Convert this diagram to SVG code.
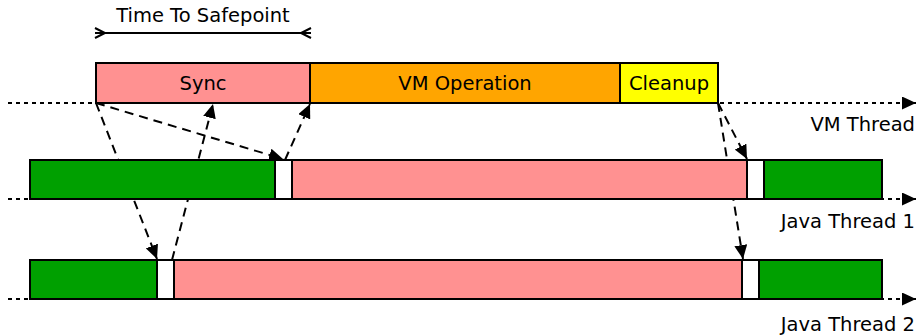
<svg xmlns="http://www.w3.org/2000/svg" width="917" height="335" viewBox="0 0 917 335">
<defs>
<marker id="ah" markerUnits="userSpaceOnUse" markerWidth="15" markerHeight="13" refX="14" refY="6.5" orient="auto"><path d="M0,0 L14,6.5 L0,13 z" fill="#000"/></marker>
<style>
.box{stroke:#000;stroke-width:2}
.pink{fill:#ff9191}
.orange{fill:#ffa500}
.yellow{fill:#ffff00}
.green{fill:#00a000}
.white{fill:#fff}
.tl{stroke:#000;stroke-width:2;stroke-dasharray:4,4;fill:none}
.conn{stroke:#000;stroke-width:2;stroke-dasharray:9,6;fill:none}
text{font-family:"DejaVu Sans",sans-serif;font-size:19.5px;fill:#000}
</style>
</defs>
<rect width="917" height="335" fill="#fff"/>
<g id="timelines">
<line class="tl" x1="8" y1="103" x2="916" y2="103" marker-end="url(#ah)"/>
<line class="tl" x1="8" y1="199" x2="916" y2="199" marker-end="url(#ah)"/>
<line class="tl" x1="8" y1="299" x2="916" y2="299" marker-end="url(#ah)"/>
</g>
<g id="connectors">
<line class="conn" x1="96" y1="103" x2="157" y2="259" marker-end="url(#ah)"/>
<line class="conn" x1="172" y1="260" x2="213" y2="104" marker-end="url(#ah)"/>
<line class="conn" x1="96" y1="103" x2="283" y2="159" marker-end="url(#ah)"/>
<line class="conn" x1="285" y1="160" x2="310" y2="104" marker-end="url(#ah)"/>
<line class="conn" x1="718" y1="103" x2="747" y2="159" marker-end="url(#ah)"/>
<line class="conn" x1="718" y1="103" x2="743" y2="259" marker-end="url(#ah)"/>
</g>
<g id="tts">
<line x1="95" y1="33" x2="311" y2="33" stroke="#000" stroke-width="2"/>
<path d="M95,28 L105,33 L95,38 M311,28 L301,33 L311,38" fill="none" stroke="#000" stroke-width="2"/>
<text x="203" y="22" text-anchor="middle">Time To Safepoint</text>
</g>
<g id="vm-thread">
<rect class="box pink" x="96" y="63" width="214" height="40"/>
<text x="203" y="90" text-anchor="middle">Sync</text>
<rect class="box orange" x="310" y="63" width="310" height="40"/>
<text x="465" y="90" text-anchor="middle">VM Operation</text>
<rect class="box yellow" x="620" y="63" width="98" height="40"/>
<text x="669" y="90" text-anchor="middle">Cleanup</text>
<text x="915" y="131" text-anchor="end">VM Thread</text>
</g>
<g id="java-thread-1">
<rect class="box green" x="30" y="160" width="245" height="39"/>
<rect class="box white" x="275" y="160" width="17" height="39"/>
<rect class="box pink" x="292" y="160" width="455" height="39"/>
<rect class="box white" x="747" y="160" width="17" height="39"/>
<rect class="box green" x="764" y="160" width="118" height="39"/>
<text x="915" y="228" text-anchor="end">Java Thread 1</text>
</g>
<g id="java-thread-2">
<rect class="box green" x="30" y="260" width="127" height="39"/>
<rect class="box white" x="157" y="260" width="17" height="39"/>
<rect class="box pink" x="174" y="260" width="568" height="39"/>
<rect class="box white" x="742" y="260" width="17" height="39"/>
<rect class="box green" x="759" y="260" width="123" height="39"/>
<text x="915" y="331" text-anchor="end">Java Thread 2</text>
</g>
</svg>
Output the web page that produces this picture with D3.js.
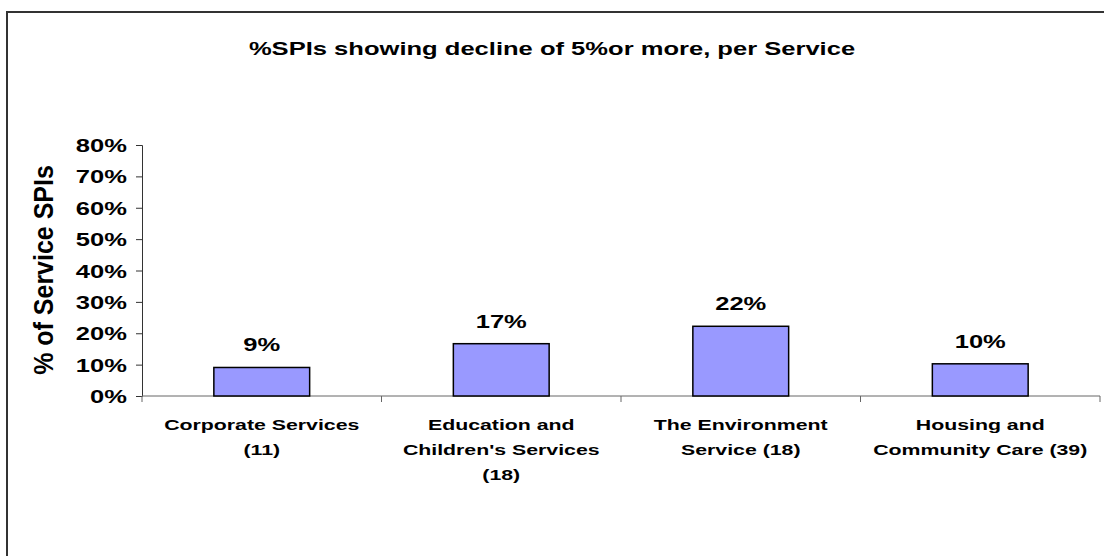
<!DOCTYPE html>
<html>
<head>
<meta charset="utf-8">
<script src="https://cdn.jsdelivr.net/npm/d3@7"></script>
<style>
  html, body { margin: 0; padding: 0; background: #fff; }
  svg { display: block; }
  text { font-family: "Liberation Sans", Arial, sans-serif; font-weight: bold; fill: #000; }
</style>
</head>
<body>
<svg id="chart" width="1104" height="556"></svg>
<script>
// ---- data ----
const categories = [
  "Corporate Services (11)",
  "Education and Children's Services (18)",
  "The Environment Service (18)",
  "Housing and Community Care (39)"
];
const categoryLines = [
  ["Corporate Services", "(11)"],
  ["Education and", "Children's Services", "(18)"],
  ["The Environment", "Service (18)"],
  ["Housing and", "Community Care (39)"]
];
const values = [0.0909, 0.1667, 0.2222, 0.1026];
const yTicks = [0, 0.1, 0.2, 0.3, 0.4, 0.5, 0.6, 0.7, 0.8];
const titleText = "%SPIs showing decline of 5%or more, per Service";
const yTitle = "% of Service SPIs";

// ---- layout ----
const SX = 1.42; // horizontal glyph stretch seen in the reference
const svg = d3.select("#chart");
const plotLeft = 142, plotRight = 1100, plotTop = 145, plotBottom = 396;

// outer frame
svg.append("rect")
  .attr("x", 7).attr("y", 12).attr("width", 1120).attr("height", 570)
  .attr("fill", "none").attr("stroke", "#333").attr("stroke-width", 2);

const x = d3.scaleBand().domain(categories).range([plotLeft, plotRight])
  .paddingInner(0.6).paddingOuter(0.3);
const y = d3.scaleLinear().domain([0, 0.8]).range([plotBottom, plotTop]);

// title
svg.append("text")
  .attr("transform", `translate(552,55) scale(${SX},1)`)
  .attr("text-anchor", "middle")
  .style("font-size", "18px")
  .text(titleText);

// y axis
const yAxis = svg.append("g").attr("transform", `translate(${plotLeft},0)`)
  .call(d3.axisLeft(y).tickValues(yTicks).tickSize(6).tickFormat(d3.format(".0%")));
yAxis.select(".domain").attr("stroke", "#333").attr("stroke-width", 1);
yAxis.selectAll(".tick line").attr("stroke", "#333");
yAxis.selectAll(".tick text").each(function() {
  const t = d3.select(this);
  t.attr("x", null).attr("dy", null)
   .attr("text-anchor", "end")
   .attr("transform", `translate(-15,6.5) scale(${SX},1)`)
   .style("font-size", "18px");
});

// x axis with tick marks at band boundaries
const xAxisG = svg.append("g").attr("transform", `translate(0,${plotBottom})`);
xAxisG.append("line").attr("x1", plotLeft).attr("x2", plotRight)
  .attr("y1", 0).attr("y2", 0).attr("stroke", "#666").attr("stroke-width", 1);
const bounds = [plotLeft].concat(categories.map((c, i) => plotLeft + x.step() * (i + 1)));
xAxisG.selectAll("line.tk").data(bounds).join("line").attr("class", "tk")
  .attr("x1", d => d).attr("x2", d => d).attr("y1", 0).attr("y2", 6)
  .attr("stroke", "#666");

// bars
svg.selectAll("rect.bar").data(values).join("rect").attr("class", "bar")
  .attr("x", (d, i) => x(categories[i]))
  .attr("width", x.bandwidth())
  .attr("y", d => y(d))
  .attr("height", d => y(0) - y(d))
  .attr("fill", "#9999FF").attr("stroke", "#000").attr("stroke-width", 1.5);

// data labels
svg.selectAll("text.val").data(values).join("text").attr("class", "val")
  .attr("transform", (d, i) => `translate(${x(categories[i]) + x.bandwidth()/2},${y(d) - 16}) scale(${SX},1)`)
  .attr("text-anchor", "middle")
  .style("font-size", "18px")
  .text(d => d3.format(".0%")(d));

// category labels
categoryLines.forEach((lines, i) => {
  const cx = x(categories[i]) + x.bandwidth() / 2;
  lines.forEach((ln, j) => {
    svg.append("text")
      .attr("transform", `translate(${cx},${430 + j * 25}) scale(${SX},1)`)
      .attr("text-anchor", "middle")
      .style("font-size", "15px")
      .text(ln);
  });
});

// y axis title
svg.append("text")
  .attr("transform", `translate(53,270) scale(1.1,1) rotate(-90)`)
  .attr("text-anchor", "middle")
  .style("font-size", "25px")
  .text(yTitle);
</script>
</body>
</html>
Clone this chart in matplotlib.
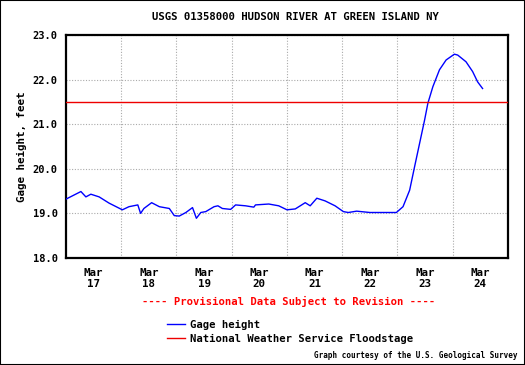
import numpy as np
import matplotlib.pyplot as plt
from matplotlib.lines import Line2D
from matplotlib.patches import Rectangle

# days since Mar 17 00:00
days = [0.00, 0.27, 0.36, 0.45, 0.60, 0.78, 1.02, 1.14, 1.30, 1.35, 1.41, 1.55,
        1.69, 1.87, 1.96, 2.05, 2.17, 2.29, 2.36, 2.44, 2.53, 2.68, 2.75, 2.83,
        2.98, 3.07, 3.25, 3.40, 3.43, 3.67, 3.85, 4.00, 4.15, 4.33, 4.42, 4.54,
        4.69, 4.87, 5.02, 5.11, 5.26, 5.50, 5.65, 5.98, 6.10, 6.22, 6.31, 6.40,
        6.49, 6.55, 6.64, 6.76, 6.88, 7.03, 7.09, 7.24, 7.36, 7.45, 7.54]
gage = [19.32, 19.49, 19.37, 19.43, 19.37, 19.23, 19.08, 19.15, 19.19, 19.00,
        19.11, 19.24, 19.15, 19.11, 18.95, 18.94, 19.02, 19.13, 18.89, 19.02,
        19.04, 19.15, 19.17, 19.11, 19.09, 19.19, 19.17, 19.14, 19.19, 19.21,
        19.17, 19.08, 19.10, 19.24, 19.17, 19.34, 19.28, 19.17, 19.04, 19.02,
        19.05, 19.02, 19.02, 19.02, 19.15, 19.52, 20.05, 20.57, 21.09, 21.47,
        21.84, 22.22, 22.44, 22.57, 22.55, 22.40, 22.18, 21.95, 21.80]
floodstage = 21.5
day_labels = ["Mar\n17", "Mar\n18", "Mar\n19", "Mar\n20",
              "Mar\n21", "Mar\n22", "Mar\n23", "Mar\n24"]

mono = {"family": "DejaVu Sans Mono", "weight": "bold"}

fig = plt.figure(figsize=(5.25, 3.65), dpi=100)
ax = fig.add_axes([0.1257, 0.2932, 0.8419, 0.6109])

ax.plot(days, gage, color="#0000ff", linewidth=1.0, label="Gage height", zorder=3)
ax.axhline(floodstage, color="#ee0000", linewidth=1.0, zorder=3)

ax.set_xlim(0, 8)
ax.set_ylim(18, 23)
ax.set_yticks(np.arange(18, 23.5, 1.0))
ax.set_yticklabels([f"{v:.1f}" for v in np.arange(18, 23.5, 1.0)], fontdict=mono, fontsize=7.5)
ax.set_xticks(np.arange(1, 8))
ax.set_xticklabels([])
ax.set_xticks(np.arange(0.5, 8, 1.0), minor=True)
ax.set_xticklabels(day_labels, minor=True, fontdict=mono, fontsize=7.8)
ax.tick_params(which="both", length=0)
ax.tick_params(axis="x", which="minor", pad=7)
ax.tick_params(axis="y", pad=6)
ax.grid(True, which="major", color="#aaaaaa", linestyle=(0, (1, 1.5)), linewidth=0.8)

for sp in ax.spines.values():
    sp.set_linewidth(1.6)

ax.set_ylabel("Gage height, feet", fontdict=mono, fontsize=7.8, labelpad=4)
ax.set_title("USGS 01358000 HUDSON RIVER AT GREEN ISLAND NY", fontdict=mono,
             fontsize=7.7, pad=11, x=0.52)

fig.text(0.55, 0.175, "---- Provisional Data Subject to Revision ----",
         color="#ff0000", ha="center", va="center", fontsize=7.6, **mono)

handles = [Line2D([], [], color="#0000ff", linewidth=1.0),
           Line2D([], [], color="#ee0000", linewidth=1.0)]
fig.legend(handles, ["Gage height", "National Weather Service Floodstage"],
           loc="upper left", bbox_to_anchor=(0.318, 0.124), frameon=False,
           prop={"family": "DejaVu Sans Mono", "weight": "bold", "size": 7.6},
           handlelength=1.7, handletextpad=0.5, labelspacing=0.4,
           borderpad=0, borderaxespad=0)

fig.text(0.985, 0.025, "Graph courtesy of the U.S. Geological Survey",
         ha="right", va="center", fontsize=5.5, **mono)

fig.patches.append(Rectangle((0, 0), 1, 1, transform=fig.transFigure,
                             fill=False, edgecolor="black", linewidth=1.5))

fig.savefig("out.png", dpi=100)
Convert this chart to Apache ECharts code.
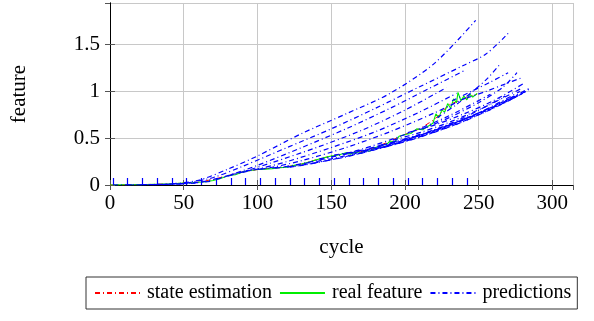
<!DOCTYPE html>
<html><head><meta charset="utf-8">
<script src="https://cdn.jsdelivr.net/npm/echarts@6/dist/echarts.min.js"></script>
<style>html,body{margin:0;padding:0;background:#fff}#c{width:594px;height:321px}</style>
</head><body><div id="c"></div>
<script>
const xTicks = [0, 50, 100, 150, 200, 250, 300];
const yTicks = [0, 0.5, 1, 1.5];
const realFeature = [[0,0],[5,0.001],[10,0.002],[15,0.002],[20,0.004],[25,0.005],[30,0.007],[35,0.009],[40,0.012],[45,0.016],[50,0.02],[55,0.024],[60,0.03],[65,0.035],[70,0.048],[75,0.07],[80,0.1],[85,0.11],[90,0.14],[95,0.155],[100,0.165],[105,0.17],[110,0.175],[115,0.185],[120,0.19],[125,0.21],[130,0.225],[135,0.245],[140,0.27],[145,0.29],[150,0.31],[155,0.32],[160,0.345],[163,0.33],[166,0.35],[170,0.34],[173,0.37],[176,0.36],[180,0.4],[184,0.42],[188,0.44],[190,0.47],[193,0.46],[196,0.52],[200,0.54],[204,0.55],[208,0.6],[212,0.59],[216,0.63],[219,0.66],[221,0.76],[223,0.72],[225,0.8],[227,0.78],[229,0.87],[231,0.82],[233,0.92],[235,0.88],[236,0.99],[238,0.9],[240,0.95],[242,0.91],[244,0.97],[246,0.94],[249,0.98]];
const stateEstimation = [[0,0],[10,0.002],[20,0.004],[30,0.007],[40,0.012],[50,0.02],[60,0.03],[70,0.06],[80,0.1],[90,0.14],[100,0.165],[110,0.18],[120,0.195],[130,0.225],[140,0.27],[150,0.31],[160,0.34],[170,0.355],[180,0.4],[190,0.47],[200,0.54],[210,0.6],[220,0.7],[230,0.86],[240,0.92],[249,0.97]];
const predictionStarts = [2,12,22,32,42,52,62,72,82,92,102,112,122,132,142,152,162,172,182,192,202,212,222,232,242];
const pred02 = [[2,0],[20,0.002],[40,0.006]];
const pred12 = [[12,0.001],[30,0.004],[50,0.01]];
const pred22 = [[22,0.003],[40,0.008],[60,0.02]];
const pred32 = [[32,0.006],[50,0.015],[70,0.04]];
const pred42 = [[42,0.012],[60,0.05],[80,0.17],[100,0.31],[130,0.55],[160,0.76],[190,0.98],[220,1.3],[248,1.76]];
const pred52 = [[52,0.02],[70,0.08],[90,0.2],[120,0.4],[150,0.6],[180,0.82],[210,1.05],[240,1.28],[255,1.4],[270,1.62]];
const pred62 = [[62,0.03],[80,0.1],[100,0.21],[130,0.4],[160,0.6],[190,0.82],[215,1.02],[240,1.22]];
const pred72 = [[72,0.06],[90,0.14],[110,0.24],[140,0.4],[170,0.58],[200,0.8],[228,1.04]];
const pred82 = [[82,0.11],[100,0.17],[120,0.25],[150,0.4],[180,0.57],[210,0.78],[235,0.98]];
const pred92 = [[92,0.15],[110,0.19],[130,0.26],[160,0.4],[190,0.57],[220,0.77],[245,0.96]];
const pred102 = [[102,0.17],[120,0.2],[140,0.26],[170,0.38],[200,0.54],[230,0.74],[258,0.97]];
const pred112 = [[112,0.18],[130,0.21],[150,0.27],[180,0.38],[210,0.53],[240,0.72],[268,0.95]];
const pred122 = [[122,0.19],[140,0.24],[160,0.3],[190,0.42],[220,0.57],[250,0.77],[278,1.0]];
const pred132 = [[132,0.23],[150,0.28],[170,0.35],[200,0.48],[230,0.64],[260,0.84],[284,1.03]];
const pred142 = [[142,0.28],[160,0.33],[180,0.4],[210,0.53],[240,0.7],[270,0.9],[282,1.0]];
const pred152 = [[152,0.32],[170,0.37],[190,0.45],[220,0.59],[250,0.77],[276,0.96]];
const pred162 = [[162,0.34],[180,0.39],[200,0.47],[230,0.62],[260,0.82],[280,0.98]];
const pred172 = [[172,0.36],[190,0.42],[210,0.51],[240,0.68],[270,0.9],[284,1.02]];
const pred182 = [[182,0.42],[200,0.49],[220,0.58],[250,0.76],[275,0.95]];
const pred192 = [[192,0.48],[210,0.56],[230,0.67],[255,0.84],[280,1.04]];
const pred202 = [[202,0.56],[220,0.64],[240,0.76],[260,0.9],[280,1.08]];
const pred212 = [[212,0.6],[230,0.72],[250,0.88],[266,1.04],[276,1.2]];
const pred222 = [[222,0.72],[235,0.86],[246,1.0],[256,1.14],[265,1.3]];
const pred232 = [[232,0.9],[245,1.0],[258,1.1],[270,1.2]];
const pred242 = [[242,0.93],[255,1.0],[268,1.08],[280,1.15]];
const predictions = [pred02,pred12,pred22,pred32,pred42,pred52,pred62,pred72,pred82,pred92,pred102,pred112,pred122,pred132,pred142,pred152,pred162,pred172,pred182,pred192,pred202,pred212,pred222,pred232,pred242];

const FONT = 'Liberation Serif';
const dashDot = [5, 3, 1, 3];
const markerHeight = 0.075;
const chart = echarts.init(document.getElementById('c'), null, {renderer: 'canvas'});
const predSeries = predictions.map(p => ({
  name: 'predictions', type: 'line', data: p, symbol: 'none', smooth: 0.3,
  lineStyle: {color: '#0000ff', width: 1.2, type: dashDot}, itemStyle: {color: '#0000ff'}, z: 4
}));
const axisCommon = {
  axisLine: {show: true, lineStyle: {color: '#000', width: 1}},
  axisTick: {show: true, inside: true, length: 5, lineStyle: {color: '#555'}},
};
chart.setOption({
  animation: false,
  grid: {left: 110, right: 21, top: 3, bottom: 136, containLabel: false},
  legend: {
    data: ['state estimation', 'real feature', 'predictions'],
    left: 86, top: 277, orient: 'horizontal',
    padding: [6, 6, 6, 8], itemGap: 7, itemWidth: 45, itemHeight: 14,
    borderColor: '#333', borderWidth: 1, backgroundColor: '#fff',
    itemStyle: {opacity: 0},
    textStyle: {fontFamily: FONT, fontSize: 20, color: '#000', padding: [0, 0, 0, 2]},
    selectedMode: false
  },
  xAxis: [{
    type: 'value', min: 0, max: 314, interval: 50, position: 'bottom',
    name: 'cycle', nameLocation: 'middle', nameGap: 52,
    nameTextStyle: {fontFamily: FONT, fontSize: 21, color: '#000'},
    axisLabel: {fontFamily: FONT, fontSize: 21, color: '#000', margin: 8, showMaxLabel: false,
      formatter: v => xTicks.includes(v) ? String(v) : ''},
    splitLine: {show: true, lineStyle: {color: '#c8c8c8', width: 1}},
    ...axisCommon
  }, {
    type: 'value', min: 0, max: 314, interval: 50, position: 'top',
    axisLabel: {show: false}, splitLine: {show: false}, ...axisCommon
  }],
  yAxis: [{
    type: 'value', min: 0, max: 1.945, interval: 0.5, position: 'left',
    name: 'feature', nameLocation: 'middle', nameGap: 80, nameRotate: 90,
    nameTextStyle: {fontFamily: FONT, fontSize: 21, color: '#000'},
    axisLabel: {fontFamily: FONT, fontSize: 21, color: '#000', margin: 10, showMaxLabel: false,
      formatter: v => yTicks.includes(v) ? String(v) : ''},
    splitLine: {show: true, lineStyle: {color: '#c8c8c8', width: 1}},
    ...axisCommon
  }, {
    type: 'value', min: 0, max: 1.945, interval: 0.5, position: 'right',
    axisLabel: {show: false}, splitLine: {show: false}, ...axisCommon
  }],
  series: [
    {name: 'state estimation', type: 'line', data: stateEstimation, symbol: 'none',
     lineStyle: {color: '#ff0000', width: 1, type: dashDot}, itemStyle: {color: '#ff0000'}, z: 2},
    {name: 'real feature', type: 'line', data: realFeature, symbol: 'none',
     lineStyle: {color: '#00ee00', width: 1.1}, itemStyle: {color: '#00ee00'}, z: 3},
    ...predSeries,
    {name: 'markers', type: 'lines', coordinateSystem: 'cartesian2d', polyline: false,
     data: predictionStarts.map(s => ({coords: [[s, 0], [s, markerHeight]]})),
     lineStyle: {color: '#0000ff', width: 1.2, opacity: 1}, z: 5}
  ]
});
</script></body></html>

→ WHAT THIS TASK INVOLVES
Transcribe, exactly as written, the lines starting at the one with "Clone this chart in matplotlib." and ending at the one with "from matplotlib.patches import Rectangle", and nothing more. Pictures are not part of the copy.

→ SOLUTION TO THE PROBLEM
Clone this chart in matplotlib.
import numpy as np
import matplotlib.pyplot as plt
from matplotlib.lines import Line2D
from matplotlib.patches import Rectangle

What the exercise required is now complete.